Article published in The Motley Fool, Sept. 6, 2016:
How Risky is Costco Wholesale Corporation?
Warehouse clubs exist because in exchange for a membership fee they offer low prices, albeit sometimes in inconvenient quantities.
Costco has thrived by serving an audience of members looking for deals. The retailer courts bargain-hunters by cleverly curating its selection of merchandise. The chain always has certain staples such as milk, coffee, and healthcare supplies, while shifting up the rest of its mix.
That makes its stores a bit of a scavenger hunt. You might enter knowing you need K-cups, cereal, or washing machine detergent pods, only to happen upon a great deal for a snowboard. Not every item is actually a deal, but generally the prices are good, and the merchandise mix, heavy use of sampling, and low-cost snack options keep people coming back.
For 10 years that basic formula has produced a near-steady rise in the company’s stock price. Until recently there was no reason to believe that might change anytime soon, but there are signs that after an impressive run, Costco stock does face risks from digital competitors, specifically Amazon.com and Wal-Mart which generally have the warehouse club beaten when it comes to price selection. As these rivals improve delivery — something both have invested heavily in — Costco may have something to fear.

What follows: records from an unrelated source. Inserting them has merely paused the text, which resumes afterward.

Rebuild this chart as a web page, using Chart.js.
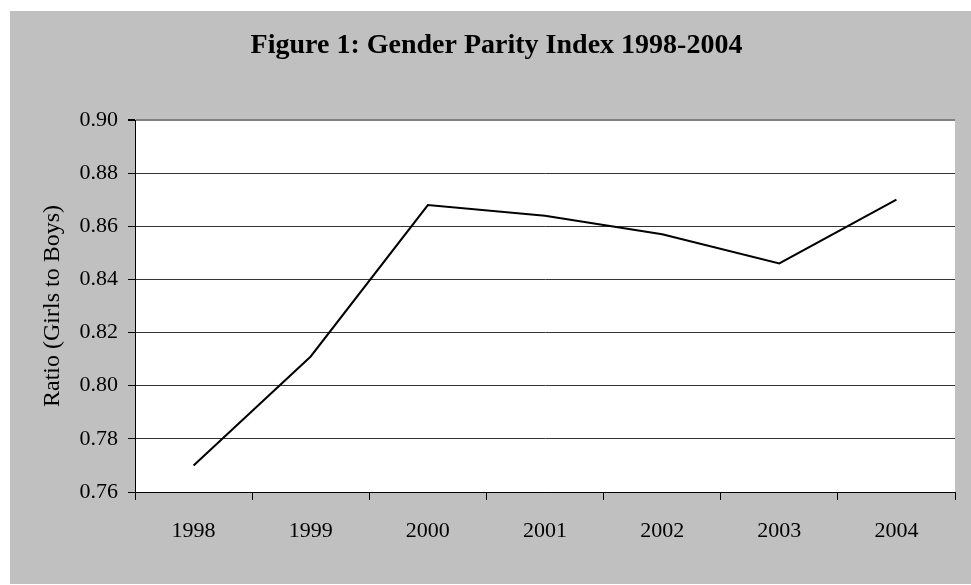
<!DOCTYPE html>
<html>
<head>
<meta charset="utf-8">
<script src="https://cdn.jsdelivr.net/npm/chart.js@4"></script>
<style>
  html, body { margin: 0; padding: 0; background: #ffffff; }
  #wrap { position: absolute; left: 10px; top: 11px; width: 961px; height: 573px; background: #c0c0c0; }
</style>
</head>
<body>
<div id="wrap"><canvas id="gpiChart" width="961" height="573"></canvas></div>
<script>
  // Data
  const years = ['1998', '1999', '2000', '2001', '2002', '2003', '2004'];
  const parityIndex = [0.770, 0.811, 0.868, 0.864, 0.857, 0.846, 0.870];
  const yTicks = [0.76, 0.78, 0.80, 0.82, 0.84, 0.86, 0.88, 0.90];

  const serif = '"Liberation Serif", "Times New Roman", serif';

  // White plot area on the grey chart background
  const plotBackground = {
    id: 'plotBackground',
    beforeDraw(chart) {
      const { ctx, chartArea } = chart;
      ctx.save();
      ctx.fillStyle = '#ffffff';
      ctx.fillRect(chartArea.left, chartArea.top, chartArea.right - chartArea.left, chartArea.bottom - chartArea.top);
      ctx.restore();
    }
  };

  new Chart(document.getElementById('gpiChart'), {
    type: 'line',
    data: {
      labels: years,
      datasets: [{
        label: 'Gender Parity Index',
        data: parityIndex,
        borderColor: '#000000',
        borderWidth: 2,
        pointRadius: 0,
        tension: 0,
        fill: false
      }]
    },
    options: {
      responsive: false,
      animation: false,
      layout: { padding: { left: 28, right: 16, top: 0, bottom: 0 } },
      plugins: {
        legend: { display: false },
        tooltip: { enabled: false },
        title: {
          display: true,
          text: 'Figure 1: Gender Parity Index 1998-2004',
          color: '#000000',
          font: { family: serif, size: 28, weight: 'bold' },
          padding: { top: 18, bottom: 57.4 }
        }
      },
      scales: {
        x: {
          offset: true,
          grid: {
            offset: true,
            drawOnChartArea: true,
            color: ctx => ctx.index === years.length ? '#808080' : 'rgba(0,0,0,0)',
            tickColor: ctx => ctx.index === years.length ? '#808080' : '#000000',
            lineWidth: ctx => ctx.index === years.length ? 2 : 1,
            tickLength: 8
          },
          border: { color: '#000000', width: 1 },
          ticks: {
            color: '#000000',
            font: { family: serif, size: 22 },
            padding: 18,
            maxRotation: 0
          },
          afterFit(scale) { scale.height = 92; }
        },
        y: {
          min: 0.76,
          max: 0.90,
          afterBuildTicks(scale) { scale.ticks = yTicks.map(v => ({ value: v })); },
          grid: {
            color: ctx => ctx.tick && ctx.tick.value === 0.90 ? '#808080' : '#333333',
            lineWidth: ctx => ctx.tick && ctx.tick.value === 0.90 ? 2 : 1,
            tickColor: '#000000',
            tickLength: 7
          },
          border: { color: '#000000', width: 1 },
          ticks: {
            color: '#000000',
            font: { family: serif, size: 22 },
            padding: 10,
            callback: v => Number(v).toFixed(2)
          },
          title: {
            display: true,
            text: 'Ratio (Girls to Boys)',
            color: '#000000',
            font: { family: serif, size: 24 },
            padding: 0
          },
          afterFit(scale) { scale.width = 97; }
        }
      }
    },
    plugins: [plotBackground]
  });
</script>
</body>
</html>
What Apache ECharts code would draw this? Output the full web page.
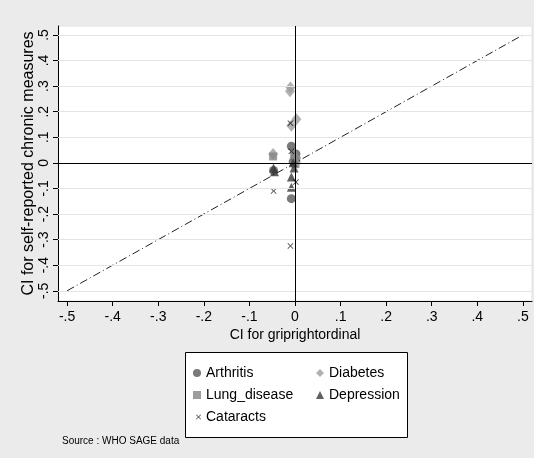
<!DOCTYPE html>
<html>
<head>
<meta charset="utf-8">
<script src="https://cdn.jsdelivr.net/npm/echarts@6/dist/echarts.min.js"></script>
<style>html,body{margin:0;padding:0;background:#ebebeb;}#c{width:534px;height:458px;}</style>
</head>
<body>
<div id="c"></div>
<script>
// ---- data ----
const tickValues = [-0.5, -0.4, -0.3, -0.2, -0.1, 0, 0.1, 0.2, 0.3, 0.4, 0.5];
const arthritis = [[-0.008, 0.065], [0.002, 0.035], [-0.047, -0.03], [-0.008, -0.14], [-0.004, 0.005], [0.0, 0.02]];
const diabetes = [[-0.01, 0.295], [-0.011, 0.28], [0.003, 0.17], [-0.008, 0.145], [-0.048, 0.035], [0.002, 0.02]];
const lungDisease = [[-0.048, 0.025], [0.003, 0.01], [-0.002, 0.03], [0.001, -0.005]];
const depression = [[-0.047, -0.02], [-0.045, -0.035], [-0.008, -0.055], [-0.008, -0.095], [-0.004, 0.0], [-0.002, -0.02]];
const cataracts = [[-0.01, 0.155], [-0.008, 0.045], [0.002, -0.075], [-0.047, -0.11], [-0.01, -0.325]];
const diagonal = [[-0.5, -0.5], [0.5, 0.5]];

const fmt = v => {
  const r = Math.round(v * 10) / 10;
  if (r === 0) return '0';
  return (r < 0 ? '-' : '') + Math.abs(r).toFixed(1).replace(/^0/, '');
};
const font = '"Liberation Sans", Arial, Helvetica, sans-serif';
const xPath = 'path://M0,1L1,0L5,4L9,0L10,1L6,5L10,9L9,10L5,6L1,10L0,9L4,5Z';

const chart = echarts.init(document.getElementById('c'), null, {renderer: 'canvas'});
const legendText = {fontSize: 14, color: '#000', lineHeight: 14, fontFamily: font};
chart.setOption({
  backgroundColor: '#ebebeb',
  animation: false,
  textStyle: {fontFamily: font},
  grid: {left: 58, right: 2, top: 26, bottom: 157, show: true, backgroundColor: '#ffffff', borderColor: '#e2e2e2', borderWidth: 1},
  xAxis: {
    type: 'value', min: -0.52, max: 0.52,
    name: 'CI for griprightordinal', nameLocation: 'middle', nameGap: 27, nameMoveOverlap: false,
    nameTextStyle: {fontSize: 14, color: '#000', fontFamily: font},
    axisLine: {show: true, onZero: false, lineStyle: {color: '#000', width: 1}},
    axisTick: {show: true, length: 5, lineStyle: {color: '#000'}, customValues: tickValues},
    axisLabel: {fontSize: 14, color: '#000', margin: 9, formatter: fmt, customValues: tickValues, fontFamily: font},
    splitLine: {show: false}
  },
  yAxis: {
    type: 'value', min: -0.54, max: 0.535,
    name: 'CI for self-reported chronic measures', nameLocation: 'middle', nameGap: 21, nameRotate: 90, nameMoveOverlap: false,
    nameTextStyle: {fontSize: 16, color: '#000', fontFamily: font},
    axisLine: {show: true, onZero: false, lineStyle: {color: '#000', width: 1}},
    axisTick: {show: true, length: 5, lineStyle: {color: '#000'}, customValues: tickValues},
    axisLabel: {fontSize: 14, color: '#000', margin: 7, rotate: 90, formatter: fmt, customValues: tickValues, fontFamily: font},
    splitLine: {show: false}
  },
  legend: [
    {data: ['Arthritis', 'Lung_disease'], orient: 'vertical', left: 188, top: 361, itemWidth: 8, itemHeight: 8, itemGap: 8,
     textStyle: legendText},
    {data: ['Cataracts'], orient: 'vertical', left: 191, top: 405, itemWidth: 5, itemHeight: 5, itemGap: 8,
     textStyle: legendText},
    {data: ['Diabetes', 'Depression'], orient: 'vertical', left: 311, top: 361, itemWidth: 8, itemHeight: 8, itemGap: 8,
     textStyle: legendText}
  ],
  graphic: [
    {type: 'rect', z: -1, shape: {x: 185.5, y: 352.5, width: 222, height: 85}, style: {fill: '#fff', stroke: '#000', lineWidth: 1}},
    {type: 'text', left: 62, top: 436, style: {text: 'Source : WHO SAGE data', fontSize: 10, fill: '#000', fontFamily: font}}
  ],
  series: [
    {type: 'line', name: 'grid', data: [], silent: true,
     markLine: {silent: true, symbol: 'none', label: {show: false},
       data: tickValues.map(v => ({yAxis: v, lineStyle: {color: '#e4e4e4', width: 1, type: 'solid'}}))}},
    {type: 'line', name: 'diag', data: diagonal, showSymbol: false, silent: true,
     lineStyle: {color: '#222', width: 1, type: [8, 3, 1, 3]}},
    {type: 'line', name: 'zero', data: [], silent: true,
     markLine: {silent: true, symbol: 'none', label: {show: false},
       data: [{xAxis: 0, lineStyle: {color: '#000', width: 1, type: 'solid'}}, {yAxis: 0, lineStyle: {color: '#000', width: 1, type: 'solid'}}]}},
    {type: 'scatter', name: 'Arthritis', data: arthritis, symbol: 'circle', symbolSize: 9, itemStyle: {color: '#595959'}},
    {type: 'scatter', name: 'Diabetes', data: diabetes, symbol: 'diamond', symbolSize: [10, 12], itemStyle: {color: '#9e9e9e'}},
    {type: 'scatter', name: 'Lung_disease', data: lungDisease, symbol: 'rect', symbolSize: 8, itemStyle: {color: '#858585'}},
    {type: 'scatter', name: 'Depression', data: depression, symbol: 'triangle', symbolSize: 9, itemStyle: {color: '#3a3a3a'}},
    {type: 'scatter', name: 'Cataracts', data: cataracts, symbol: xPath, symbolSize: 6, itemStyle: {color: '#111'}}
  ]
});
</script>
</body>
</html>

What should Costco worry about?
Costco offers two things to its customers — good prices and a shopping experience. Amazon and Wal-Mart, to a lesser extent, already have the warehouse club beaten when it comes to price plus convenience. In most cases, the online sites offer comparable if not better pricing on most items Costco sells without requiring the bulk purchases the warehouse chain forces for many items…

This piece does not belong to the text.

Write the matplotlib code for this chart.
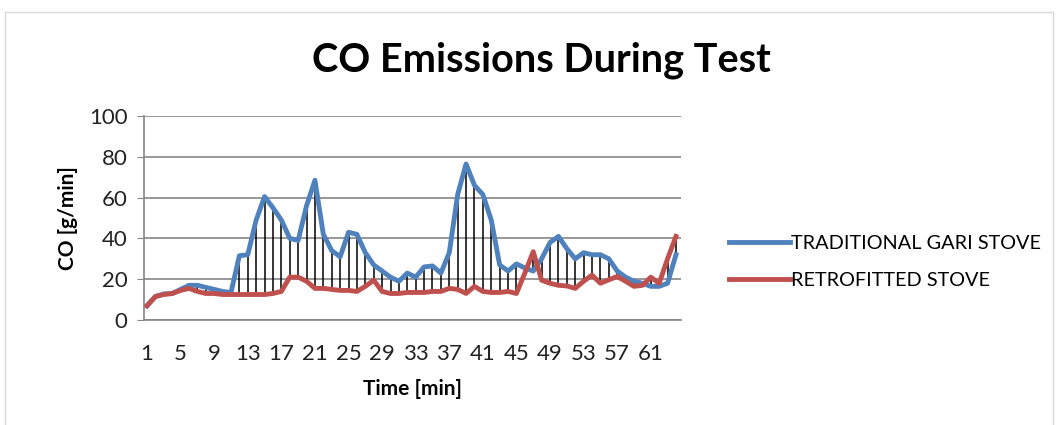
import numpy as np
import matplotlib
matplotlib.use('Agg')
import matplotlib.pyplot as plt
from matplotlib.patches import Rectangle

plt.rcParams['font.family'] = ['Lato', 'DejaVu Sans']

# minutes 1..64
minutos = np.arange(1, 65)

tradicional = [7, 11.5, 12.8, 13, 15, 17, 17, 16, 15, 14, 13.5,
               31.5, 32, 49, 60.5, 55, 49, 40, 39, 56, 68.5,
               42, 34, 31, 43, 42, 33, 27, 24, 21, 19, 23,
               21, 26, 26.5, 23, 33, 61.5, 76.5, 66, 61.5, 49,
               27, 24, 27.5, 25.5, 24, 30, 38, 41,
               35, 30, 33, 32, 32, 30, 24, 21, 19, 18, 16.5, 16.5, 18, 32]

mejorada = [7, 11.5, 12.5, 13, 14.5, 15.5, 14, 13, 13, 12.5, 12.5,
            12.5, 12.5, 12.5, 12.5, 13, 14, 21, 21, 19, 15.5,
            15.5, 15, 14.5, 14.5, 14, 16.5, 19.5, 14, 13, 13, 13.5,
            13.5, 13.5, 14, 14, 15.5, 15, 13, 16.5, 14, 13.5,
            13.5, 14, 13, 23, 33.5, 19.5, 18, 17,
            16.7, 15.5, 19, 22, 18, 19.7, 21.3, 19, 16.5, 17, 21, 18, 30, 41]

etiquetas = ['TRADITIONAL GARI STOVE', 'RETROFITTED STOVE']
titulo = 'CO Emissions During Test'

fig = plt.figure(figsize=(10.59, 4.25), dpi=100)
ax = fig.add_axes([144/1059, 1-320/425, (681-144)/1059, (320-116)/425])

# marco claro alrededor del grafico
fig.patches.append(Rectangle((5/1059, -0.05), 1048/1059, 1.05-12/425,
                             transform=fig.transFigure, fill=False,
                             edgecolor='#d9d9d9', lw=1))

T = np.array(tradicional)
M = np.array(mejorada)
ax.vlines(minutos, np.minimum(T, M), np.maximum(T, M), color='black', lw=1.1, zorder=2)
ax.plot(minutos, T, color='#4F81BD', lw=3.5, label=etiquetas[0], zorder=3, solid_joinstyle='round')
ax.plot(minutos, M, color='#C0504D', lw=3.5, label=etiquetas[1], zorder=3, solid_joinstyle='round')

ax.set_ylim(0, 100)
ax.set_xlim(0.64, 64.6)
ax.set_yticks(range(0, 101, 20))
ax.set_xticks(minutos[::4])
ax.yaxis.grid(True, color='#868686', lw=1.2)
ax.set_axisbelow(True)
for s in ['top', 'right']:
    ax.spines[s].set_visible(False)
ax.spines['left'].set_color('#868686')
ax.spines['bottom'].set_color('#868686')
ax.spines['left'].set_linewidth(1.2)
ax.spines['bottom'].set_linewidth(1.2)
ax.tick_params(axis='y', length=5, color='#868686', labelsize=16, pad=7, labelcolor='#222222')
ax.tick_params(axis='x', length=0, labelsize=16, pad=17, labelcolor='#222222')

ax.set_xlabel('Time [min]', fontsize=15, fontweight='bold', labelpad=11)
ax.set_ylabel('CO [g/min]', fontsize=15, fontweight='bold', labelpad=8)
fig.text(541/1059, 1-60/425, titulo, fontsize=28.5, fontweight='bold', ha='center', va='center')

ax.legend(loc='center left', bbox_to_anchor=(711/1059, 1-262/425),
          bbox_transform=fig.transFigure, frameon=False, fontsize=14.3,
          handlelength=3.1, handletextpad=0.05, labelspacing=1.05)

fig.savefig('out.png', dpi=100)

Amazon and Wal-Mart have offered those advantages for years, but they haven’t been able to match the immediacy of shopping in a store. That gave Costco (and physical Wal-Marts) a reason for being that digital players could not match.

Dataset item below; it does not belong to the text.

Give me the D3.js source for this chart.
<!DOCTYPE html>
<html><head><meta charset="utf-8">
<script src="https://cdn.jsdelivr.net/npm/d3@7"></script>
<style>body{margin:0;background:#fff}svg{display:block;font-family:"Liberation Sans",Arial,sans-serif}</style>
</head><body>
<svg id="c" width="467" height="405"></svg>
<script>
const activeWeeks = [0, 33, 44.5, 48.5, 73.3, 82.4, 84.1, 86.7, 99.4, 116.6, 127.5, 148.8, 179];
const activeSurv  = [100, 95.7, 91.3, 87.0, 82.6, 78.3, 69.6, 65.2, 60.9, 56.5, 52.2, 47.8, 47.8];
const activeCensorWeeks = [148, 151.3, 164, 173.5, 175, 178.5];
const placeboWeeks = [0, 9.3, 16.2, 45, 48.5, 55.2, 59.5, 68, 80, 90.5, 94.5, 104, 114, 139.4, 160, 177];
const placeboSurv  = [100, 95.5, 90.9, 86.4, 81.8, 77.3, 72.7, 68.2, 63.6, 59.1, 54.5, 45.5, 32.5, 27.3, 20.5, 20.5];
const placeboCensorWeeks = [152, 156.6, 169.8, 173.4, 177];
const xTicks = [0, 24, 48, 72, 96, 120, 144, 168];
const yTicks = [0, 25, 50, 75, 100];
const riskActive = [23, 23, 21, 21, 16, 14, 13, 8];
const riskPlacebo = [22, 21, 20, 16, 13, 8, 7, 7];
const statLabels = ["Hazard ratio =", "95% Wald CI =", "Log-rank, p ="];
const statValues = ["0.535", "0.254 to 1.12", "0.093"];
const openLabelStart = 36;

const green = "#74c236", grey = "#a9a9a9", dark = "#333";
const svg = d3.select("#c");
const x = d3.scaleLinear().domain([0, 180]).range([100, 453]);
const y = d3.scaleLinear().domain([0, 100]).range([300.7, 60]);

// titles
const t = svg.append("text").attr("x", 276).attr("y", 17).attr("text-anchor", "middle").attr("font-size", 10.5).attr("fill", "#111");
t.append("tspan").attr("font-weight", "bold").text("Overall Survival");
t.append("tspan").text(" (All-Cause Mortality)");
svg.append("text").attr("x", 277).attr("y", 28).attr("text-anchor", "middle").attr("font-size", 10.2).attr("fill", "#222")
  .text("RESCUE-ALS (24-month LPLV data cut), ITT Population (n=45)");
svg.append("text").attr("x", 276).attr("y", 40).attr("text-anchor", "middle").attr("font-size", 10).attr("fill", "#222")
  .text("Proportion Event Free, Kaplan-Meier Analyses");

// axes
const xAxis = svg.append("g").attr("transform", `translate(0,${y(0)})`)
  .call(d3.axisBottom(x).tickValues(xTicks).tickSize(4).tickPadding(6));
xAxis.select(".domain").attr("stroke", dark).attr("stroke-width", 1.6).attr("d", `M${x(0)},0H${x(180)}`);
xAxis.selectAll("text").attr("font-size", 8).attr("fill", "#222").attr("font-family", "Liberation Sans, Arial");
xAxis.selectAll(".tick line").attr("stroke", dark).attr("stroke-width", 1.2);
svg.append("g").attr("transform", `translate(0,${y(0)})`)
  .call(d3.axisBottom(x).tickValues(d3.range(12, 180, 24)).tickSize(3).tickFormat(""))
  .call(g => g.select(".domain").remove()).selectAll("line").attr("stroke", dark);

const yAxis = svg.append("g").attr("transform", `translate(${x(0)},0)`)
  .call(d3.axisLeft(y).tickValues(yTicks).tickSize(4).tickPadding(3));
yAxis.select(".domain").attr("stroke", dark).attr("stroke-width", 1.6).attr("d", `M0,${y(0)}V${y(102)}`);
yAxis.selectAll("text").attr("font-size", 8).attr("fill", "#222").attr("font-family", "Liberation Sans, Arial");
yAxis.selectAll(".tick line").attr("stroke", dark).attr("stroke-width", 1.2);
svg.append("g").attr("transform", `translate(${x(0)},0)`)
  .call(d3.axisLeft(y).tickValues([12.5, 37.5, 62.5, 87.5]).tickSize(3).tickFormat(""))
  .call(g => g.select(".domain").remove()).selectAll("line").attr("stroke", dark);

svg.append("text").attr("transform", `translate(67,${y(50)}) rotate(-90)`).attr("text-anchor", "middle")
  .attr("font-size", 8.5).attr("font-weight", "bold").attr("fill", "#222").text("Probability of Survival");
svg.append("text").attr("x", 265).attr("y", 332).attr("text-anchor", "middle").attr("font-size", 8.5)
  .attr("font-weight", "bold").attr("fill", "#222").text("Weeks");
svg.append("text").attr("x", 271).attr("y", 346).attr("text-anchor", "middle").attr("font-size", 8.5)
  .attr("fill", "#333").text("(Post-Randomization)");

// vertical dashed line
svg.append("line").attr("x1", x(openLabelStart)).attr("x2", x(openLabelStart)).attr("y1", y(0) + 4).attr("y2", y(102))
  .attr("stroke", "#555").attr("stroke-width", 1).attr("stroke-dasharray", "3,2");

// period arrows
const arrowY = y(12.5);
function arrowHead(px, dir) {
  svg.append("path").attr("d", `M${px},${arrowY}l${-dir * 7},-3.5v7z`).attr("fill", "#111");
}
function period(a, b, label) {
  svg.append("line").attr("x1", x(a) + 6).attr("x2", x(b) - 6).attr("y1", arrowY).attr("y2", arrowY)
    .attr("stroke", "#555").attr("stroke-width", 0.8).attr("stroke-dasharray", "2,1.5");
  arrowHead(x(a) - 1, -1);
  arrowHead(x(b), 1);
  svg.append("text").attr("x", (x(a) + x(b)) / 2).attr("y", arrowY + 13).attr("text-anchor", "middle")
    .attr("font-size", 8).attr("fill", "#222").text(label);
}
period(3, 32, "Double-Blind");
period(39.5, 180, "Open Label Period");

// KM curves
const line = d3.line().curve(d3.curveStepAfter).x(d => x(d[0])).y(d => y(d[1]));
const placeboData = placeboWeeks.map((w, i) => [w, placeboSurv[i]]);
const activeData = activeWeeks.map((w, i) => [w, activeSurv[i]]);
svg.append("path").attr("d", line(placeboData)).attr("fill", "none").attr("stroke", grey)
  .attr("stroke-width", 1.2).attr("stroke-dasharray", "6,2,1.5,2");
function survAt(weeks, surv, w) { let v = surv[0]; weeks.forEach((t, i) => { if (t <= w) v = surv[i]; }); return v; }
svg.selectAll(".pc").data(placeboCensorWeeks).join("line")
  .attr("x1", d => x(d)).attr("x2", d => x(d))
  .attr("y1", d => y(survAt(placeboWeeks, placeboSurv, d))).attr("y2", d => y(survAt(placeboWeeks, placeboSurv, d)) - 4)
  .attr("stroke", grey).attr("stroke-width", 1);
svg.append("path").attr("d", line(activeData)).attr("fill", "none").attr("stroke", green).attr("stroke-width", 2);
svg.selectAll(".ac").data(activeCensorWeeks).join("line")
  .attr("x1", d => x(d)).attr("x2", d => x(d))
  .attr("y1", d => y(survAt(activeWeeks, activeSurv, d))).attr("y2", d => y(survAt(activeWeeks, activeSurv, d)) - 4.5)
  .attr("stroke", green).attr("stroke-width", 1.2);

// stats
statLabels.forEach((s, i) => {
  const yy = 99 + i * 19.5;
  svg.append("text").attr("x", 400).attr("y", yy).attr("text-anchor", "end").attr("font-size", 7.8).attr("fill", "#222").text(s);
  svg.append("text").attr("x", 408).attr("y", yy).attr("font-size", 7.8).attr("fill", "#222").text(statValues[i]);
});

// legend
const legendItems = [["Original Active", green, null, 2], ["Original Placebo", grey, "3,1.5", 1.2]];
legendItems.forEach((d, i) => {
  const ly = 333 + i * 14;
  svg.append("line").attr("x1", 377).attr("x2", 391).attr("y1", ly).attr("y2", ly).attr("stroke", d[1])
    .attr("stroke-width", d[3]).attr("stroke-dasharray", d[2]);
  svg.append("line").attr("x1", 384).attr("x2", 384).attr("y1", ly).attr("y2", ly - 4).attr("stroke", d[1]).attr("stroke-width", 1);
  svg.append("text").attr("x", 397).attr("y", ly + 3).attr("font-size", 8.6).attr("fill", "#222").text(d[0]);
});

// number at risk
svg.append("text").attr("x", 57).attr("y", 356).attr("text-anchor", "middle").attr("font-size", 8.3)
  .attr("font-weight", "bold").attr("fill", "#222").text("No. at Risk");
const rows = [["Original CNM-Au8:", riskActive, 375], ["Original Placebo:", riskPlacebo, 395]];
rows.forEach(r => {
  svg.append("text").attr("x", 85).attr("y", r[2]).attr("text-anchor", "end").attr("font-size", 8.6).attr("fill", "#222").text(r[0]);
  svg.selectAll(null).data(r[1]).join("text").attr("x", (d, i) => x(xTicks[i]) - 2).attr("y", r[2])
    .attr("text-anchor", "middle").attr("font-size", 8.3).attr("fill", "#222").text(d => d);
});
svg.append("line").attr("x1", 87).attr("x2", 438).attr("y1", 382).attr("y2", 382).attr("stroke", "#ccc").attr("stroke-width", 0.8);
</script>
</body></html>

In recent years, however, Amazon has bridged that gap, with Wal-Mart working hard and spending big to catch up. The online leader now offers Sunday delivery, same-day delivery in some markets, and even nearly immediate service in limited areas. Amazon has also made two-day delivery a standard, with incredible reliability to the point that if a consumer doesn’t need something immediately, why not order it from the online giant and not have to leave the house?
Going forward, Amazon — and eventually Wal-Mart — could have drone deliveries, trucks with 3-D printers roaming the country, and advanced predictive software that brings items from warehouse to customer even faster. When that happens, Costco, which has mostly ignored its digital operations to keep the focus on its stores, has something to worry about.
Should Costco shareholders worry?
For the Costco customer who visits the store because it’s entertaining, faster online shipping and better prices or selection at Amazon.com or Wal-Mart.com shouldn’t matter. The shopper perusing the warehouse club based on getting a good deal, however, may eventually be swayed to drop his or her membership.
For now, Costco has an immediacy advantage over its rivals. Going forward that may not be the case, as Amazon and Wal-Mart’s digital arm — which now includes Jet.com — both shorten the delivery window. That represents a risk for all retailers, but Costco could ultimately feel a pinch it has so far avoided.
As Amazon ups the delivery bar and Wal-Mart scurries along behind it, Costco members may decide that visiting a store — especially one that charges an annual fee for the privilege — isn’t worth it. When that happens, and the day isn’t that far off, Costco memberships, sales, and ultimately share price may suffer.